Alto y claro
José Antonio Carrizosa
Bárbara, el Rey, Jekyll y Hyde
Cual don Latino de Híspalis, a veces paseo Sevilla con algún o algunos Max Estrella, ciegos visionarios que han vivido otros tiempos de la ciudad y que me van trazando sobre el terreno la cartografía de lo que ya no está. Son los planos de la demolición: en esa puerta cegada estaba la cerería, en aquel escaparate vi un jamón gigante, por aquí pasaba del ditero, donde ese Carrefour Exprés había un desavío. Entonces pregunto, y me pregunto, si acaso ahora tendrían sentido negocios como las carbonerías o los puestos de quincalla. La ausencia de otros -que tampoco tienen cabida en esta vida moderna- dejan a la vista la gran ideología de estos tiempos, que es la del derroche a cascoporro. "Ya no se hacen arreglos", debiera rezar un cartel en todos los escaparates. Cuesta más coser zancajos que comprar tres pares de calcetines en Primark. El lañador, el varillero o el que arregla los juguetes son criaturas extintas. Quedan algunos remendones y talleres relojeros, poco más. Muchos de ellos no han sido sustituidos por otros a la altura de los tiempos, regentados por empresarios y comerciantes de la ciudad, sino por franquicias y establecimientos de los grandes dueños de la moda, los ordenadores, la comida chatarra, la telefonía, el bricolaje y lo modular. Mal trueque, salimos perdiendo. Sevilla se reduce a ser entonces simple caladero de consumidores y de empleados, no de emprendedores (palabra desgastada en la boca de la política), quiero decir, de gentes que eligen el modo de buscarse la vida y hallarla en lo que hacen.
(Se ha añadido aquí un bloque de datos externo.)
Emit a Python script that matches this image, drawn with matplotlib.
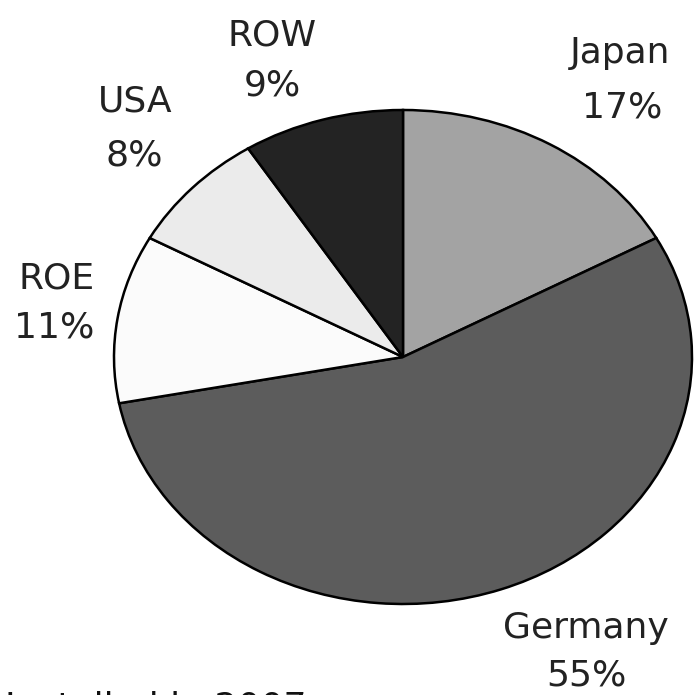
import matplotlib
matplotlib.use("Agg")
import matplotlib.pyplot as plt

# market shares (%), clockwise from 12 o'clock
regions = ["Japan", "Germany", "ROE", "USA", "ROW"]
shares = [17, 55, 11, 8, 9]
colors = ["#a3a3a3", "#5c5c5c", "#fbfbfb", "#ebebeb", "#232323"]

# label positions in pixels (x centre, baseline y from top)
label_pos = {
    "Japan": [(620, 63), (622, 118)],
    "Germany": [(586, 638), (586, 685)],
    "ROE": [(57, 288), (54, 338)],
    "USA": [(135, 112), (134, 165)],
    "ROW": [(272, 45), (272, 95)],
}

W, H = 698, 695
CX, CY = 403, 357      # pie centre, px
RX, RY = 289, 247      # pie half-width / half-height, px

fig = plt.figure(figsize=(W / 100, H / 100), dpi=100)
ax = fig.add_axes([0, 0, 1, 1])
ax.pie(
    shares,
    colors=colors,
    startangle=90,
    counterclock=False,
    wedgeprops={"edgecolor": "black", "linewidth": 1.8},
)
ax.set_aspect("auto")
ax.set_xlim(-CX / RX, (W - CX) / RX)
ax.set_ylim(-(H - CY) / RY, CY / RY)
ax.axis("off")

for name, pct in zip(regions, shares):
    (x1, y1), (x2, y2) = label_pos[name]
    fig.text(x1 / W, 1 - y1 / H, name, ha="center", va="baseline",
             fontsize=26, color="#222222", family="DejaVu Sans")
    fig.text(x2 / W, 1 - y2 / H, f"{pct}%", ha="center", va="baseline",
             fontsize=26, color="#222222", family="DejaVu Sans")

# caption, cut off by the bottom edge as in the source image
fig.text(5 / W, 1 - 718 / H, "Installed in 2007", ha="left", va="baseline",
         fontsize=26, color="#111111", family="DejaVu Sans")

fig.savefig("out.png", dpi=100, facecolor="white")
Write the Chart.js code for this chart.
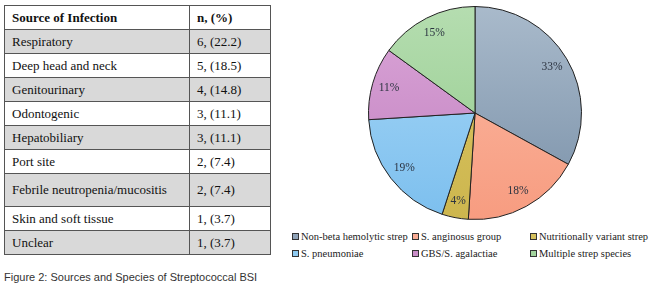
<!DOCTYPE html>
<html>
<head>
<meta charset="utf-8">
<script src="https://cdn.jsdelivr.net/npm/chart.js@4.4.1/dist/chart.umd.min.js"></script>
<style>
  html, body { margin: 0; padding: 0; background: #fff; }
  body { width: 650px; height: 297px; position: relative; overflow: hidden; }
  #tbl { position: absolute; left: 4px; top: 5px; border-collapse: collapse;
         font-family: "Liberation Serif", "Times New Roman", serif; font-size: 13px; color: #111; }
  #tbl td, #tbl th { border: 1px solid #555; padding: 0 0 0 7px; height: 23px; text-align: left; vertical-align: middle; }
  #tbl th { font-weight: bold; background: #fff; }
  #tbl td.c1, #tbl th.c1 { width: 177px; }
  #tbl td.c2, #tbl th.c2 { width: 73px; }
  #tbl tr.gray td { background: #d9d9d9; }
  #tbl tr.tall td { height: 32px; }
  #pieWrap { position: absolute; left: 368px; top: 6px; width: 214px; height: 214px; }
  #legend { position: absolute; left: 0; top: 0; font-family: "Liberation Serif", "Times New Roman", serif;
            font-size: 10.5px; color: #222; }
  .li { position: absolute; white-space: nowrap; line-height: 12px; }
  .li .box { display: inline-block; width: 5px; height: 5px; border: 1px solid #333; margin-right: 2px; vertical-align: 0px; }
  #caption { position: absolute; left: 4px; top: 271px; font-family: "Liberation Sans", Arial, sans-serif;
             font-size: 11px; color: #333; white-space: nowrap; }
</style>
</head>
<body>
<table id="tbl"></table>
<div id="pieWrap"><canvas id="pie"></canvas></div>
<div id="legend"></div>
<div id="caption">Figure 2: Sources and Species of Streptococcal BSI</div>
<script>
// ---- Table data ----
const tableHeader = ["Source of Infection", "n, (%)"];
const sources = ["Respiratory", "Deep head and neck", "Genitourinary", "Odontogenic", "Hepatobiliary",
                 "Port site", "Febrile neutropenia/mucositis", "Skin and soft tissue", "Unclear"];
const sourceCounts = [6, 5, 4, 3, 3, 2, 2, 1, 1];
const sourcePercents = ["22.2", "18.5", "14.8", "11.1", "11.1", "7.4", "7.4", "3.7", "3.7"];

// ---- Pie data ----
const species = ["Non-beta hemolytic strep", "S. anginosus group", "Nutritionally variant strep",
                 "S. pneumoniae", "GBS/S. agalactiae", "Multiple strep species"];
const speciesPercents = [33, 18, 4, 19, 11, 15];
const colorsTop = ["#a9bacb", "#fbbaa4", "#dbc766", "#a9d8f7", "#dba6d8", "#b5ddb0"];
const colorsBottom = ["#7990a8", "#f79c80", "#cdb64e", "#7cbfee", "#c07fbf", "#92cb8b"];
const colorsLegend = ["#8fa3b8", "#f9ab93", "#d4c05c", "#8ecbf2", "#c98dc7", "#a3d49d"];

// ---- Build table ----
const tbl = document.getElementById('tbl');
let html = '<tr><th class="c1">' + tableHeader[0] + '</th><th class="c2">' + tableHeader[1] + '</th></tr>';
sources.forEach((s, i) => {
  const cls = [];
  if (i % 2 === 0) cls.push('gray');
  if (s.length > 24) cls.push('tall');
  html += '<tr class="' + cls.join(' ') + '"><td class="c1">' + s + '</td><td class="c2">' +
          sourceCounts[i] + ', (' + sourcePercents[i] + ')</td></tr>';
});
tbl.innerHTML = html;

// ---- Legend (HTML) ----
const legend = document.getElementById('legend');
const colX = [292, 412, 530];
const rowY = [231, 248];
species.forEach((name, i) => {
  const d = document.createElement('div');
  d.className = 'li';
  d.style.left = colX[i % 3] + 'px';
  d.style.top = rowY[Math.floor(i / 3)] + 'px';
  d.innerHTML = '<span class="box" style="background:' + colorsLegend[i] + '"></span>' + name;
  legend.appendChild(d);
});

// ---- Pie ----
function sliceFill(ctx) {
  const chart = ctx.chart;
  const area = chart.chartArea;
  const i = ctx.dataIndex;
  if (!area) return colorsLegend[i];
  const g = chart.ctx.createLinearGradient(0, area.top, 0, area.bottom);
  g.addColorStop(0, colorsTop[i]);
  g.addColorStop(1, colorsBottom[i]);
  return g;
}

const labelPlugin = {
  id: 'sliceLabels',
  afterDatasetsDraw(chart) {
    const ctx = chart.ctx;
    const meta = chart.getDatasetMeta(0);
    ctx.save();
    ctx.font = '11.5px "Liberation Serif", "Times New Roman", serif';
    ctx.fillStyle = '#2b3340';
    ctx.textAlign = 'center';
    ctx.textBaseline = 'middle';
    meta.data.forEach((arc, i) => {
      const p = arc.getProps(['x', 'y', 'startAngle', 'endAngle', 'outerRadius'], true);
      const mid = (p.startAngle + p.endAngle) / 2;
      const r = p.outerRadius * 0.84;
      ctx.fillText(speciesPercents[i] + '%', p.x + Math.cos(mid) * r, p.y + Math.sin(mid) * r);
    });
    ctx.restore();
  }
};

new Chart(document.getElementById('pie'), {
  type: 'pie',
  data: {
    labels: species,
    datasets: [{
      data: speciesPercents,
      backgroundColor: sliceFill,
      borderColor: '#222',
      borderWidth: 1
    }]
  },
  options: {
    responsive: true,
    maintainAspectRatio: false,
    animation: false,
    layout: { padding: 0 },
    plugins: { legend: { display: false }, tooltip: { enabled: false } }
  },
  plugins: [labelPlugin]
});
</script>
</body>
</html>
Y eso es lo que hace falta: que en Sevilla la gente pueda abrir "su taller verdadero -que diría el poeta-, y en sus manos brilla limpio su oficio, y vaya al trabajo temblando como un niño que comulga". Por mucho que los políticos nos juren que apuestan por el pequeño y mediano comercio tradicional y de cercanía, el modelo efectivo que se impone -y que respaldan sin fisuras- afecta negativamente al tejido comercial de nuestros barrios. Por otro lado, me pregunto si algunos particulares que se animan a abrir un negocio tienen visión empresarial. En una calle, en un radio de 50 metros, puede haber perfectamente cinco sitios para hacerte las uñas. No parece gran idea abrir otro. Pues se abre.
A pesar de estos pesares, en aquella esquina se ha abierto una pastelería de buena masa y confiteras despaciosas; enfrente, una herboteca de extenso surtido; a la vera está la próspera tienda de juguetes. Y la bicicletería. A la librería-papelería traen, junto a best sellers, libros gustosos. En el bar de abajo programan acústicos, y se les llena. En la vieja tienda de abalorios, Juan ha puesto un piano donde las clientas y él mismo tocan. No necesitamos que el comercio sea tradicional, sino posible, vivo, propio, bien ideado, renovado. Defendido.